* Exercise
Reproduce all the lines below exactly and omit the images.

* Data excerpt

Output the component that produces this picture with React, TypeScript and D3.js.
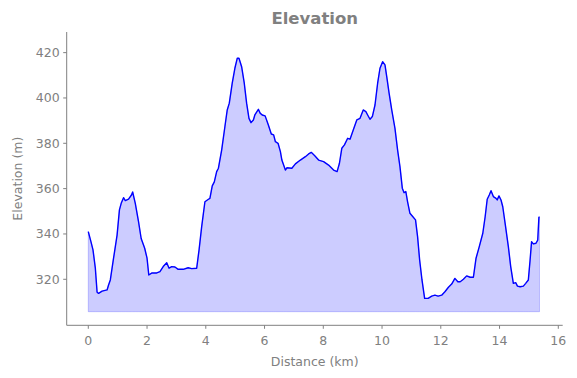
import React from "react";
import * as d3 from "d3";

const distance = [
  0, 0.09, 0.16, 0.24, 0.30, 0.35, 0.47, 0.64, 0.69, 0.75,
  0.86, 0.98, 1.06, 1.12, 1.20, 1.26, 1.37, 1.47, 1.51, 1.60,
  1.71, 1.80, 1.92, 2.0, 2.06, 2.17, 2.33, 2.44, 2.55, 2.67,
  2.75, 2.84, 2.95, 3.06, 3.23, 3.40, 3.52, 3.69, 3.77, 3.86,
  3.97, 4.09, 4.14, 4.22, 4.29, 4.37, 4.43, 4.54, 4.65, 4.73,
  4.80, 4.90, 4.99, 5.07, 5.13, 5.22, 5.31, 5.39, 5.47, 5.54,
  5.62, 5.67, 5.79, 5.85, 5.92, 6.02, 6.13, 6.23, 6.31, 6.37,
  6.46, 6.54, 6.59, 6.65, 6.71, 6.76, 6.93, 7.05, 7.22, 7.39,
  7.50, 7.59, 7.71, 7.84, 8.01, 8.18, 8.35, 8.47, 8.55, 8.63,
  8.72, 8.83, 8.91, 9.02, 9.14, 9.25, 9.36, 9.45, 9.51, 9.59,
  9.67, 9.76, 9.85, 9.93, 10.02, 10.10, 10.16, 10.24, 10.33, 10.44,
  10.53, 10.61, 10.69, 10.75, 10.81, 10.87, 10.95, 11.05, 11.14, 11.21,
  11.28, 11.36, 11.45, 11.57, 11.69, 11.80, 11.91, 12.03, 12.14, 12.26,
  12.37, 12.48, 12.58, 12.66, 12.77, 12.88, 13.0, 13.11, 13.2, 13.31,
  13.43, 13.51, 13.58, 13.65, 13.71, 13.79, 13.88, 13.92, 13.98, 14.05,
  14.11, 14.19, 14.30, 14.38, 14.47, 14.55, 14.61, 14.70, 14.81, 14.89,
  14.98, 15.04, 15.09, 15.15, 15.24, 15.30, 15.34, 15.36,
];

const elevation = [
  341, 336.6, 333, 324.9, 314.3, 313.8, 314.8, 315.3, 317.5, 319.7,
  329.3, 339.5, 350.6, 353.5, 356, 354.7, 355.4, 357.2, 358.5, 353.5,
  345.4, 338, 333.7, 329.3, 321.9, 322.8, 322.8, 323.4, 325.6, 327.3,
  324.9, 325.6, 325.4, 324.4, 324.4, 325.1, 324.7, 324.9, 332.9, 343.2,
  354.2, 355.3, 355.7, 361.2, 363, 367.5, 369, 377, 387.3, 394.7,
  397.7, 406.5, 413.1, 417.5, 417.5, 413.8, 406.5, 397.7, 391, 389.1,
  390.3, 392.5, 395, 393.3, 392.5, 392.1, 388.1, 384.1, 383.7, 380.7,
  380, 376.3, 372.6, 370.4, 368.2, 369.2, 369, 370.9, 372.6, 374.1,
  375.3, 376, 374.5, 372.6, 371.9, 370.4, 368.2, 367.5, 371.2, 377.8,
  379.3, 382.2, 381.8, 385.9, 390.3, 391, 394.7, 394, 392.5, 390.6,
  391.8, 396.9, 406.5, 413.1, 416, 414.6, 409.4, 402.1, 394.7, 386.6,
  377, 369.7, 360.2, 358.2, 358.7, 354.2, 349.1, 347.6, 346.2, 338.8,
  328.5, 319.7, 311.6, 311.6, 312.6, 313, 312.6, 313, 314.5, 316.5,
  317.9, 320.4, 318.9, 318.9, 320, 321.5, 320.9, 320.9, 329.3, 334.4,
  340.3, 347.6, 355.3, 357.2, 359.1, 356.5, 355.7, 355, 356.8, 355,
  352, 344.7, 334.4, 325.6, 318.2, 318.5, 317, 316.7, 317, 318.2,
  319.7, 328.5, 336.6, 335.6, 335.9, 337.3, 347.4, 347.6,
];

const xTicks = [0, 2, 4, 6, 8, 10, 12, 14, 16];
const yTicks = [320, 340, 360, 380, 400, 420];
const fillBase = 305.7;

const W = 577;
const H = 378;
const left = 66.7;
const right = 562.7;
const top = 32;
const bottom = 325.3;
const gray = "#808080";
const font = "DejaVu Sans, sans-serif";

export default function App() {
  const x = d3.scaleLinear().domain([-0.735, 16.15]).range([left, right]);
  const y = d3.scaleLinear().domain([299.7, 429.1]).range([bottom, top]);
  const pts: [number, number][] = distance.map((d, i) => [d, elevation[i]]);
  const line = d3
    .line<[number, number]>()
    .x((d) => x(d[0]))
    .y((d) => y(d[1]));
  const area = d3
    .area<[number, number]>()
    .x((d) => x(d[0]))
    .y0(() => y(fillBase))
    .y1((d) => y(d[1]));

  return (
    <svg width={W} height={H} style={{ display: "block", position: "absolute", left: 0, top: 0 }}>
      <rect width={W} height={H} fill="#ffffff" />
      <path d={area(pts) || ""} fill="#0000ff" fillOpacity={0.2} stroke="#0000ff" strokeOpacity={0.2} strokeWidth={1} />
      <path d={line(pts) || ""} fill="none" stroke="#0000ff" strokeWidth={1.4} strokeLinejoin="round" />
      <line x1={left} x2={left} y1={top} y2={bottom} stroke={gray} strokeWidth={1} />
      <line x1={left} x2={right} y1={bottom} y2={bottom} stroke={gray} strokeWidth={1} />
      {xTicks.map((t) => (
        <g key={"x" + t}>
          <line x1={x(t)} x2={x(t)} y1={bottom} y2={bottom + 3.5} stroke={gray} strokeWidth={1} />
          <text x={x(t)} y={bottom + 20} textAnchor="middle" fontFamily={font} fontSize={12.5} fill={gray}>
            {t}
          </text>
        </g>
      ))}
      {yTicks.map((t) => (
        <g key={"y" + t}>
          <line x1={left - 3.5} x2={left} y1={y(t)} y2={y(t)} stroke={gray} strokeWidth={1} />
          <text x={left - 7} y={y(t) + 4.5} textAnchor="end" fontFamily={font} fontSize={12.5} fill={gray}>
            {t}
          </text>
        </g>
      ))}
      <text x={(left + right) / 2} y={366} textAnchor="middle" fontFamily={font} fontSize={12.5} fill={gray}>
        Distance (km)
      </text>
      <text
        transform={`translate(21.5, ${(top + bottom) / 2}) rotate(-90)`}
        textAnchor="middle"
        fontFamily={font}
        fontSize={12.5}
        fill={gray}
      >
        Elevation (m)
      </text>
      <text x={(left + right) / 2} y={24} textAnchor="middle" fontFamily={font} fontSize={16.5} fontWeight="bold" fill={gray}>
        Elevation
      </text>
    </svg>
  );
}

* Exercise output
Output the component that produces this picture with React, TypeScript and D3.js.
import React from "react";
import * as d3 from "d3";

const distance = [
  0, 0.09, 0.16, 0.24, 0.30, 0.35, 0.47, 0.64, 0.69, 0.75,
  0.86, 0.98, 1.06, 1.12, 1.20, 1.26, 1.37, 1.47, 1.51, 1.60,
  1.71, 1.80, 1.92, 2.0, 2.06, 2.17, 2.33, 2.44, 2.55, 2.67,
  2.75, 2.84, 2.95, 3.06, 3.23, 3.40, 3.52, 3.69, 3.77, 3.86,
  3.97, 4.09, 4.14, 4.22, 4.29, 4.37, 4.43, 4.54, 4.65, 4.73,
  4.80, 4.90, 4.99, 5.07, 5.13, 5.22, 5.31, 5.39, 5.47, 5.54,
  5.62, 5.67, 5.79, 5.85, 5.92, 6.02, 6.13, 6.23, 6.31, 6.37,
  6.46, 6.54, 6.59, 6.65, 6.71, 6.76, 6.93, 7.05, 7.22, 7.39,
  7.50, 7.59, 7.71, 7.84, 8.01, 8.18, 8.35, 8.47, 8.55, 8.63,
  8.72, 8.83, 8.91, 9.02, 9.14, 9.25, 9.36, 9.45, 9.51, 9.59,
  9.67, 9.76, 9.85, 9.93, 10.02, 10.10, 10.16, 10.24, 10.33, 10.44,
  10.53, 10.61, 10.69, 10.75, 10.81, 10.87, 10.95, 11.05, 11.14, 11.21,
  11.28, 11.36, 11.45, 11.57, 11.69, 11.80, 11.91, 12.03, 12.14, 12.26,
  12.37, 12.48, 12.58, 12.66, 12.77, 12.88, 13.0, 13.11, 13.2, 13.31,
  13.43, 13.51, 13.58, 13.65, 13.71, 13.79, 13.88, 13.92, 13.98, 14.05,
  14.11, 14.19, 14.30, 14.38, 14.47, 14.55, 14.61, 14.70, 14.81, 14.89,
  14.98, 15.04, 15.09, 15.15, 15.24, 15.30, 15.34, 15.36,
];

const elevation = [
  341, 336.6, 333, 324.9, 314.3, 313.8, 314.8, 315.3, 317.5, 319.7,
  329.3, 339.5, 350.6, 353.5, 356, 354.7, 355.4, 357.2, 358.5, 353.5,
  345.4, 338, 333.7, 329.3, 321.9, 322.8, 322.8, 323.4, 325.6, 327.3,
  324.9, 325.6, 325.4, 324.4, 324.4, 325.1, 324.7, 324.9, 332.9, 343.2,
  354.2, 355.3, 355.7, 361.2, 363, 367.5, 369, 377, 387.3, 394.7,
  397.7, 406.5, 413.1, 417.5, 417.5, 413.8, 406.5, 397.7, 391, 389.1,
  390.3, 392.5, 395, 393.3, 392.5, 392.1, 388.1, 384.1, 383.7, 380.7,
  380, 376.3, 372.6, 370.4, 368.2, 369.2, 369, 370.9, 372.6, 374.1,
  375.3, 376, 374.5, 372.6, 371.9, 370.4, 368.2, 367.5, 371.2, 377.8,
  379.3, 382.2, 381.8, 385.9, 390.3, 391, 394.7, 394, 392.5, 390.6,
  391.8, 396.9, 406.5, 413.1, 416, 414.6, 409.4, 402.1, 394.7, 386.6,
  377, 369.7, 360.2, 358.2, 358.7, 354.2, 349.1, 347.6, 346.2, 338.8,
  328.5, 319.7, 311.6, 311.6, 312.6, 313, 312.6, 313, 314.5, 316.5,
  317.9, 320.4, 318.9, 318.9, 320, 321.5, 320.9, 320.9, 329.3, 334.4,
  340.3, 347.6, 355.3, 357.2, 359.1, 356.5, 355.7, 355, 356.8, 355,
  352, 344.7, 334.4, 325.6, 318.2, 318.5, 317, 316.7, 317, 318.2,
  319.7, 328.5, 336.6, 335.6, 335.9, 337.3, 347.4, 347.6,
];

const xTicks = [0, 2, 4, 6, 8, 10, 12, 14, 16];
const yTicks = [320, 340, 360, 380, 400, 420];
const fillBase = 305.7;

const W = 577;
const H = 378;
const left = 66.7;
const right = 562.7;
const top = 32;
const bottom = 325.3;
const gray = "#808080";
const font = "DejaVu Sans, sans-serif";

export default function App() {
  const x = d3.scaleLinear().domain([-0.735, 16.15]).range([left, right]);
  const y = d3.scaleLinear().domain([299.7, 429.1]).range([bottom, top]);
  const pts: [number, number][] = distance.map((d, i) => [d, elevation[i]]);
  const line = d3
    .line<[number, number]>()
    .x((d) => x(d[0]))
    .y((d) => y(d[1]));
  const area = d3
    .area<[number, number]>()
    .x((d) => x(d[0]))
    .y0(() => y(fillBase))
    .y1((d) => y(d[1]));

  return (
    <svg width={W} height={H} style={{ display: "block", position: "absolute", left: 0, top: 0 }}>
      <rect width={W} height={H} fill="#ffffff" />
      <path d={area(pts) || ""} fill="#0000ff" fillOpacity={0.2} stroke="#0000ff" strokeOpacity={0.2} strokeWidth={1} />
      <path d={line(pts) || ""} fill="none" stroke="#0000ff" strokeWidth={1.4} strokeLinejoin="round" />
      <line x1={left} x2={left} y1={top} y2={bottom} stroke={gray} strokeWidth={1} />
      <line x1={left} x2={right} y1={bottom} y2={bottom} stroke={gray} strokeWidth={1} />
      {xTicks.map((t) => (
        <g key={"x" + t}>
          <line x1={x(t)} x2={x(t)} y1={bottom} y2={bottom + 3.5} stroke={gray} strokeWidth={1} />
          <text x={x(t)} y={bottom + 20} textAnchor="middle" fontFamily={font} fontSize={12.5} fill={gray}>
            {t}
          </text>
        </g>
      ))}
      {yTicks.map((t) => (
        <g key={"y" + t}>
          <line x1={left - 3.5} x2={left} y1={y(t)} y2={y(t)} stroke={gray} strokeWidth={1} />
          <text x={left - 7} y={y(t) + 4.5} textAnchor="end" fontFamily={font} fontSize={12.5} fill={gray}>
            {t}
          </text>
        </g>
      ))}
      <text x={(left + right) / 2} y={366} textAnchor="middle" fontFamily={font} fontSize={12.5} fill={gray}>
        Distance (km)
      </text>
      <text
        transform={`translate(21.5, ${(top + bottom) / 2}) rotate(-90)`}
        textAnchor="middle"
        fontFamily={font}
        fontSize={12.5}
        fill={gray}
      >
        Elevation (m)
      </text>
      <text x={(left + right) / 2} y={24} textAnchor="middle" fontFamily={font} fontSize={16.5} fontWeight="bold" fill={gray}>
        Elevation
      </text>
    </svg>
  );
}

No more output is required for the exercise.